Sports movies, at least the ones not based on true stories, aren't exactly known for prioritizing believability — but Draft Day, the football flick out April 11, tackles that trend.
"What I don’t like when I see sports movies is that they usually turn out to be puff pieces. It’s all about how great the sport is. Baseball movies are kind of ridiculous because they turn into the magic of the ball and the magic of having a bat and the magic of walking into a park. Come on, already. It’s not that magical," says actor and former NFL-er Terry Crews, who plays the dad of a potential draftee. (Crews spoke to TIME in March about The Single Lady's Club; his thoughts on football didn't make it to the published version of that Q&A.)
"What’s so cool about Draft Day," Crews says, "is it showed the warts, all the little problems, the fact that people are treated like commodities, and actually showing that relationships are very hard to keep in the NFL."
Emotional accuracy isn't the movie's only touchdown in the truth department — and that's because the NFL was deeply involved in making sure that every football-related plot point was 100% feasible. Tracy Perlman, the NFL's vice president for marketing and entertainment, describes as Draft Day's relationship with the NFL as the deepest, most detailed partnership of its kind in NFL history.
This isn't the first time the NFL has worked with movie producers — there was what Perlman describes as a "trademark deal" for the film Invincible, and The Blind Side used licensed footage, for example — and Perlman herself is no stranger to high-profile marketing ideas, but Draft Day goes beyond that.
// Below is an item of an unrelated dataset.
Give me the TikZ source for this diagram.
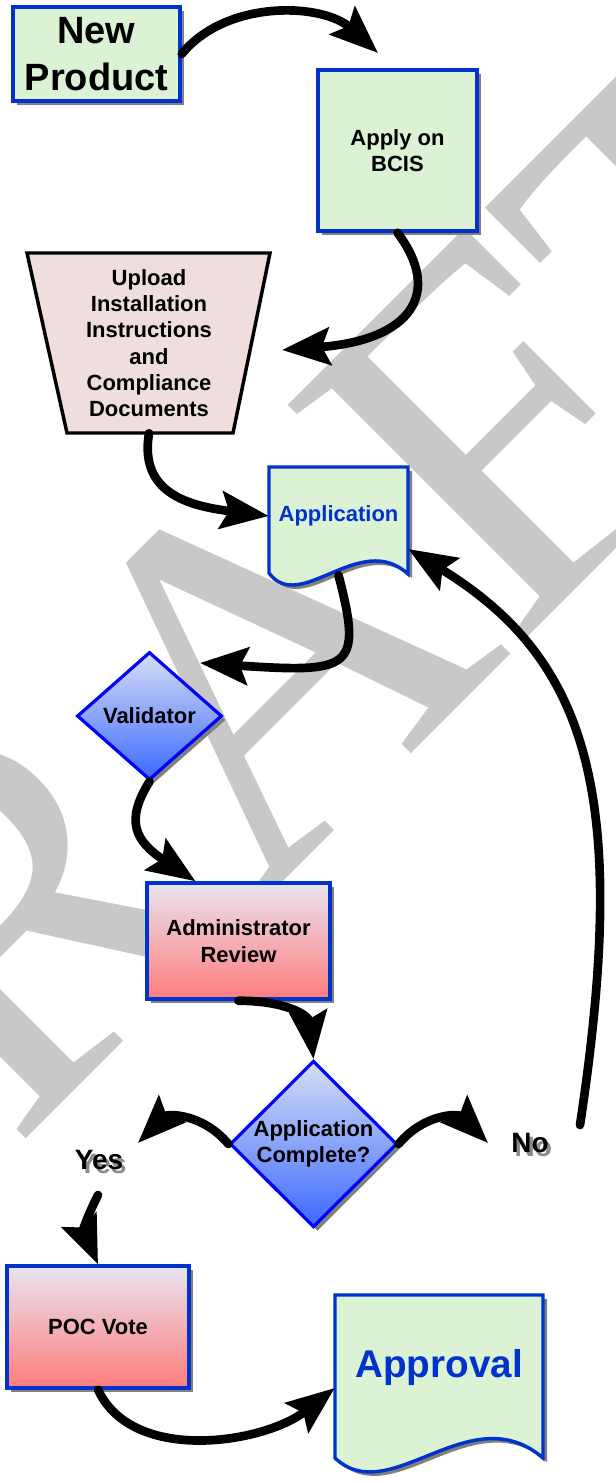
\documentclass[tikz,border=0pt]{standalone}
\usepackage{fontspec}
\setmainfont{Liberation Sans}
\newfontfamily\draftfont{Liberation Serif}
\usetikzlibrary{arrows.meta,shapes.geometric,shadows,calc}

\definecolor{sheetgreen}{RGB}{220,242,212}
\definecolor{edgeblue}{RGB}{0,51,204}
\definecolor{diamblue}{RGB}{0,0,255}
\definecolor{uploadpink}{RGB}{240,221,221}
\definecolor{reviewtop}{RGB}{232,228,240}
\definecolor{reviewbot}{RGB}{255,125,125}
\definecolor{checktop}{RGB}{214,222,245}
\definecolor{checkbot}{RGB}{60,105,255}
\definecolor{draftgray}{RGB}{200,200,200}

% gray copy of the text, pushed down and right
\newcommand{\dropped}[1]{\makebox[0pt][l]{\hspace{2.5pt}\raisebox{-2.5pt}{\color{black!45}#1}}#1}

\begin{document}
\begin{tikzpicture}[x=0.75pt, y=-0.75pt,
  every node/.style = {align=center, inner sep=0pt,
    font=\bfseries\fontsize{16.5}{19.75}\selectfont},
  boxshadow/.style = {drop shadow={shadow xshift=3pt, shadow yshift=-3pt,
    fill=black!50, opacity=1}},
  greenbox/.style = {rectangle, draw=edgeblue, line width=2.6pt,
    fill=sheetgreen, boxshadow},
  redbox/.style = {rectangle, draw=edgeblue, line width=2.6pt,
    top color=reviewtop, bottom color=reviewbot, boxshadow},
  checkbox/.style = {diamond, draw=diamblue, line width=2.4pt,
    top color=checktop, bottom color=checkbot, boxshadow},
  sheet/.style = {draw=edgeblue, line width=2.6pt, fill=sheetgreen, boxshadow},
  uploadshape/.style = {draw=black, line width=2.6pt, fill=uploadpink},
  flow/.style = {line width=6.5pt, line cap=round,
    -{Stealth[length=36pt, width=28pt, inset=6pt]}},
  answer/.style = {font=\bfseries\fontsize{21}{25}\selectfont},
  draftmark/.style = {font=\draftfont\fontsize{382}{382}\selectfont,
    text=draftgray, rotate=45, anchor=base}]

  \useasboundingbox (0,0) rectangle (616,1483);
  \clip (0,0) rectangle (616,1483);

  % watermark
  \node[draftmark] (draft) at (344,821) {DRAFT};

  % shapes drawn by hand
  \draw[uploadshape] (27,253) -- (270,253) -- (233,433) -- (67,433) -- cycle;
  \draw[sheet] (269,467) -- (408,467) -- (408,574)
    .. controls (360,530) and (300,615) .. (269,573) -- cycle;
  \draw[sheet] (335,1295) -- (543,1295) -- (543,1458)
    .. controls (470,1395) and (390,1510) .. (335,1458) -- cycle;

  % nodes
  \node[greenbox, minimum width=125.25pt, minimum height=70.5pt,
    font=\bfseries\fontsize{28.5}{35}\selectfont] (prod) at (96.5,54) {New\\Product};
  \node[greenbox, minimum width=119.25pt, minimum height=120.75pt] (apply) at (397.5,150.5) {Apply on\\BCIS};
  \node[minimum width=124.5pt, minimum height=135pt] (upload) at (149,343)
    {Upload\\Installation\\Instructions\\and\\Compliance\\Documents};
  \node[text=edgeblue, minimum width=104.25pt, minimum height=88.5pt] (app) at (338.5,516) {Application};
  \node[checkbox, minimum width=108.75pt, minimum height=96pt] (valid) at (149.5,716) {Validator};
  \node[redbox, minimum width=137.25pt, minimum height=87pt] (review) at (238.5,941) {Administrator\\Review};
  \node[checkbox, minimum width=125.25pt, minimum height=121.5pt] (complete) at (313.5,1144) {Application\\Complete?};
  \node[answer] (yes) at (99,1162) {\dropped{Yes}};
  \node[answer] (no) at (530,1145) {\dropped{No}};
  \node[redbox, minimum width=136.5pt, minimum height=91.5pt] (poc) at (98,1327) {POC Vote};
  \node[text=edgeblue, minimum width=156pt, minimum height=136.5pt,
    font=\bfseries\fontsize{29}{35}\selectfont] (approval) at (439,1367) {Approval};

  % free ends
  \coordinate (toapply) at (378,53);
  \coordinate (toupload) at (282,350);
  \coordinate (tovalid) at (200,663);
  \coordinate (yesend) at (138,1143);
  \coordinate (noend) at (488,1143);
  \coordinate (nostart) at (580,1125);
  \coordinate (yesstart) at (98,1195);

  % connectors
  \draw[flow] (prod.east) .. controls +(45,-55) and +(-55,-50) .. (toapply);
  \draw[flow] (apply.south) .. controls +(45,60) and +(130,-10) .. (toupload);
  \draw[flow] (upload.south) .. controls +(-10,60) and +(-80,-10) .. (app.west);
  \draw[flow] (app.south) .. controls +(25,95) and +(150,10) .. (tovalid);
  \draw[flow] (valid.south) .. controls +(-25,40) and +(-60,-40) .. ($(review.north)+(-43,0)$);
  \draw[flow] (review.south) .. controls +(45,0) and +(-5,-45) .. (complete.north);
  \draw[flow] (complete.west) .. controls +(-25,-30) and +(30,-30) .. (yesend);
  \draw[flow] (complete.east) .. controls +(25,-30) and +(-30,-30) .. (noend);
  \draw[flow] (nostart) .. controls +(50,-330) and +(180,110) .. (app.east |- 0,549);
  \draw[flow] (yesstart) .. controls +(-10,20) and +(-15,-35) .. (poc.north);
  \draw[flow] (poc.south) .. controls +(35,75) and +(-70,55) .. ($(approval.west)+(0,21)$);
\end{tikzpicture}
\end{document}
For one thing, the movie was actually shot at the 2013 draft, as the real thing was going on around it: the scenes that take place backstage were shot during the draft, and the ones of the draft itself were shot during off-hours. Real football players and NFL analysts appear in those scenes; Roger Goodell, the NFL's Commissioner, also appears at length as himself. For the scenes at football stadiums around the country, the real arenas — and in some cases real players and staffers — also stood in for their fictional selves. Perhaps more importantly, the NFL's football operations team went through the script and made sure that its portrayal of the mechanisms of the draft would be spot-on.
"We're really careful about how our brand is portrayed," she says. "This, to me, was really about the chess match that is the draft and how smart these people have to be to build a team. It's really understanding that this is much deeper than a guy standing at a podium calling out names. It elevates the draft itself."
At the same time, being careful about the brand didn't mean just making sure the facts checked out. Perlman says the league had approval rights and that she saw every daily during filming — partially to make sure that NFL-sponsored products were in the shots. So, in its own way, Draft Day is both one giant ad for the NFL and something akin to a documentary getting photobombed by Hollywood. The "warts" that Crews was so happy to see in the script are limited to the characters' personal lives, not the depiction of the league.
Unlike the world of journalism, where fact-checking doesn't involve letting the story subject vet the finished product, movie-making's business side requires a trade-off: let us use your name and your facilities and your footage and your people, and we'll let you determine how. And, because that bundle of NFL-branded elements is the subject of pretty much every scene in Draft Day, that trade-off is a big one. But if you're willing to make that trade, as Draft Day shows, you may well end up with the most accurate fictional sports movie ever.